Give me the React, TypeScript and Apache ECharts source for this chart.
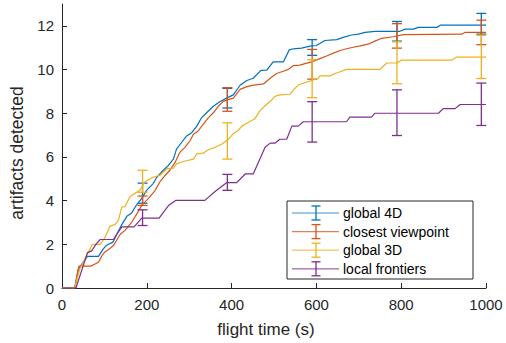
import React, { useEffect, useRef } from "react";
import * as echarts from "echarts";

// ---- data ----
const seriesNames = ["global 4D", "closest viewpoint", "global 3D", "local frontiers"];
const seriesColors = ["#0072BD", "#D95319", "#EDB120", "#7E2F8E"];

const tGlobal4D = [0, 30, 38, 60, 86, 97, 105, 120, 129, 141, 153, 164, 176, 188, 200, 215, 223, 239, 251, 263, 270, 282, 294, 306, 318, 329, 341, 357, 373, 388, 404, 420, 436, 451, 469, 483, 498, 522, 536, 546, 565, 585, 600, 620, 648, 663, 683, 699, 715, 738, 797, 809, 829, 840, 884, 892, 1000];
const vGlobal4D = [0, 0, 0.85, 1.45, 1.45, 1.78, 1.96, 2.1, 2.45, 2.9, 3.28, 3.43, 3.81, 4.1, 4.48, 4.78, 5.05, 5.39, 5.61, 5.91, 6.36, 6.66, 6.96, 7.11, 7.41, 7.79, 8.02, 8.32, 8.54, 8.69, 8.84, 9.28, 9.5, 9.6, 9.96, 9.97, 10.35, 10.35, 10.9, 10.95, 10.98, 11.07, 11.1, 11.33, 11.37, 11.47, 11.58, 11.62, 11.7, 11.75, 11.75, 11.85, 11.85, 11.93, 11.93, 12.03, 12.03];

const tClosest = [0, 30, 40, 68, 78, 86, 94, 101, 109, 121, 137, 149, 164, 176, 188, 204, 219, 231, 243, 255, 267, 278, 290, 302, 310, 321, 333, 345, 357, 369, 380, 392, 404, 420, 436, 451, 475, 491, 506, 522, 534, 546, 561, 573, 589, 608, 624, 640, 656, 671, 687, 703, 722, 738, 754, 781, 805, 943, 950, 1000];
const vClosest = [0, 0, 1.0, 1.0, 1.1, 1.18, 1.47, 1.65, 1.75, 1.93, 2.45, 2.65, 3.0, 3.38, 3.78, 4.1, 4.45, 4.86, 5.15, 5.4, 5.76, 6.21, 6.44, 6.74, 7.04, 7.19, 7.49, 7.79, 8.02, 8.32, 8.54, 8.62, 8.69, 9.09, 9.22, 9.29, 9.34, 9.6, 9.82, 9.92, 10.01, 10.18, 10.2, 10.27, 10.35, 10.5, 10.62, 10.75, 10.87, 10.95, 11.02, 11.08, 11.16, 11.3, 11.43, 11.5, 11.6, 11.62, 11.7, 11.7];

const tGlobal3D = [0, 30, 42, 62, 72, 90, 101, 113, 125, 133, 141, 149, 160, 184, 195, 212, 231, 247, 263, 270, 286, 310, 318, 333, 345, 361, 377, 392, 404, 416, 424, 439, 455, 467, 479, 495, 502, 514, 538, 546, 557, 569, 581, 593, 604, 608, 632, 644, 656, 671, 750, 766, 789, 801, 919, 931, 1000];
const vGlobal3D = [0, 0, 0.87, 1.62, 2.0, 2.0, 2.3, 2.83, 2.9, 3.1, 3.7, 3.73, 4.18, 4.48, 4.85, 5.05, 5.16, 5.46, 5.49, 5.68, 5.79, 5.9, 6.14, 6.17, 6.33, 6.44, 6.59, 6.8, 7.07, 7.22, 7.41, 7.58, 7.75, 8.12, 8.34, 8.62, 8.77, 8.84, 8.87, 9.07, 9.29, 9.37, 9.45, 9.52, 9.59, 9.71, 9.71, 9.82, 9.9, 10.01, 10.01, 10.3, 10.3, 10.43, 10.43, 10.57, 10.57];

const tLocal = [0, 33, 60, 70, 80, 90, 121, 141, 170, 188, 229, 252, 268, 337, 361, 388, 412, 432, 451, 479, 491, 502, 514, 530, 542, 557, 569, 671, 679, 730, 738, 888, 899, 927, 939, 1000];
const vLocal = [0, 0, 1.62, 1.7, 2.0, 2.22, 2.22, 2.8, 2.8, 3.2, 3.2, 3.79, 4.01, 4.01, 4.42, 4.82, 4.82, 5.22, 5.22, 6.44, 6.63, 6.63, 6.81, 6.81, 7.41, 7.41, 7.61, 7.61, 7.82, 7.82, 8.0, 8.0, 8.21, 8.21, 8.4, 8.4];

// error bars: time, low, high
const errTimes = [190, 390, 590, 790, 989];
const errLowGlobal4D = [3.88, 8.24, 10.65, 11.3, 11.62];
const errHighGlobal4D = [4.8, 9.14, 11.37, 12.2, 12.57];
const errLowClosest = [3.78, 8.09, 9.56, 10.98, 11.14];
const errHighClosest = [4.21, 9.17, 10.92, 12.1, 12.26];
const errLowGlobal3D = [4.38, 5.9, 8.71, 9.35, 9.59];
const errHighGlobal3D = [5.39, 7.56, 10.45, 11.27, 11.57];
const errLowLocal = [2.86, 4.47, 6.68, 6.98, 7.44];
const errHighLocal = [3.58, 5.2, 8.53, 9.07, 9.38];

const xTicks = [0, 200, 400, 600, 800, 1000];
const yTicks = [0, 2, 4, 6, 8, 10, 12];

const lineTimes = [tGlobal4D, tClosest, tGlobal3D, tLocal];
const lineValues = [vGlobal4D, vClosest, vGlobal3D, vLocal];
const errLows = [errLowGlobal4D, errLowClosest, errLowGlobal3D, errLowLocal];
const errHighs = [errHighGlobal4D, errHighClosest, errHighGlobal3D, errHighLocal];

const FONT = "'Liberation Sans', Arial, Helvetica, sans-serif";
const TXT = "#262626";

export default function App() {
  const ref = useRef<HTMLDivElement>(null);
  useEffect(() => {
    if (!ref.current) return;
    const chart = echarts.init(ref.current, undefined, { renderer: "svg" });

    const series: any[] = [];
    seriesNames.forEach((name, i) => {
      const color = seriesColors[i];
      series.push({
        name,
        type: "line",
        data: lineTimes[i].map((t, k) => [t, lineValues[i][k]]),
        showSymbol: false,
        symbol: "none",
        lineStyle: { color, width: 1.2 },
        itemStyle: { color },
        z: 2 + i,
      });
      series.push({
        name: name + " err",
        type: "custom",
        data: errTimes.map((t, k) => [t, errLows[i][k], errHighs[i][k]]),
        encode: { x: 0, y: [1, 2] },
        z: 2 + i,
        renderItem: (_p: any, api: any) => {
          const x = api.value(0);
          const lo = api.coord([x, api.value(1)]);
          const hi = api.coord([x, api.value(2)]);
          const w = 5;
          const st = { stroke: color, lineWidth: 1.3 };
          return {
            type: "group",
            children: [
              { type: "line", shape: { x1: lo[0], y1: lo[1], x2: hi[0], y2: hi[1] }, style: st },
              { type: "line", shape: { x1: lo[0] - w, y1: lo[1], x2: lo[0] + w, y2: lo[1] }, style: st },
              { type: "line", shape: { x1: hi[0] - w, y1: hi[1], x2: hi[0] + w, y2: hi[1] }, style: st },
            ],
          };
        },
      });
    });

    // legend drawn as graphic
    const lgX = 287, lgY = 201, lgW = 186, lgH = 78;
    const legendChildren: any[] = [
      { type: "rect", shape: { x: lgX, y: lgY, width: lgW, height: lgH }, style: { fill: "#fff", stroke: TXT, lineWidth: 1 } },
    ];
    seriesNames.forEach((name, i) => {
      const cy = lgY + 12 + i * 18.6;
      const color = seriesColors[i];
      legendChildren.push(
        { type: "line", shape: { x1: lgX + 5, y1: cy, x2: lgX + 52, y2: cy }, style: { stroke: color, lineWidth: 1.2, opacity: 0.75 } },
        { type: "line", shape: { x1: lgX + 29, y1: cy - 7, x2: lgX + 29, y2: cy + 7 }, style: { stroke: color, lineWidth: 1.3 } },
        { type: "line", shape: { x1: lgX + 24.5, y1: cy - 7, x2: lgX + 33.5, y2: cy - 7 }, style: { stroke: color, lineWidth: 1.3 } },
        { type: "line", shape: { x1: lgX + 24.5, y1: cy + 7, x2: lgX + 33.5, y2: cy + 7 }, style: { stroke: color, lineWidth: 1.3 } },
        { type: "text", x: lgX + 56, y: cy, style: { text: name, fill: "#000", font: `14px ${FONT}`, textVerticalAlign: "middle", verticalAlign: "middle" } }
      );
    });

    chart.setOption({
      animation: false,
      backgroundColor: "#fff",
      grid: { left: 62, right: 20, top: 4, bottom: 50, containLabel: false },
      xAxis: {
        type: "value",
        min: 0,
        max: 1000,
        interval: 200,
        name: "flight time (s)",
        nameLocation: "middle",
        nameGap: 33,
        nameTextStyle: { color: TXT, fontSize: 17, fontFamily: FONT, padding: [0, 16, 0, 0] },
        axisLine: { show: true, lineStyle: { color: TXT, width: 1 } },
        axisTick: { show: true, inside: true, length: 5, lineStyle: { color: TXT }, customValues: xTicks },
        axisLabel: { color: TXT, fontSize: 15, fontFamily: FONT, margin: 9, customValues: xTicks, formatter: (v: number) => String(v) },
        splitLine: { show: false },
      },
      yAxis: {
        type: "value",
        min: 0,
        max: 13,
        interval: 2,
        name: "artifacts detected",
        nameLocation: "middle",
        nameGap: 31,
        nameRotate: 90,
        nameTextStyle: { color: TXT, fontSize: 17.5, fontFamily: FONT, padding: [0, 14, 0, 0] },
        axisLine: { show: true, lineStyle: { color: TXT, width: 1 } },
        axisTick: { show: true, inside: true, length: 5, lineStyle: { color: TXT }, customValues: yTicks },
        axisLabel: { color: TXT, fontSize: 15, fontFamily: FONT, margin: 8, customValues: yTicks, formatter: (v: number) => String(v) },
        splitLine: { show: false },
      },
      series,
      graphic: [{ type: "group", z: 100, children: legendChildren }],
    });
    return () => chart.dispose();
  }, []);
  return (
    <div
      ref={ref}
      style={{ position: "fixed", left: 0, top: 0, width: 506, height: 343, background: "#fff" }}
    />
  );
}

==============================

A single figure is required: the number of lines above in which the word "React" occurs.

### THE RESULT
2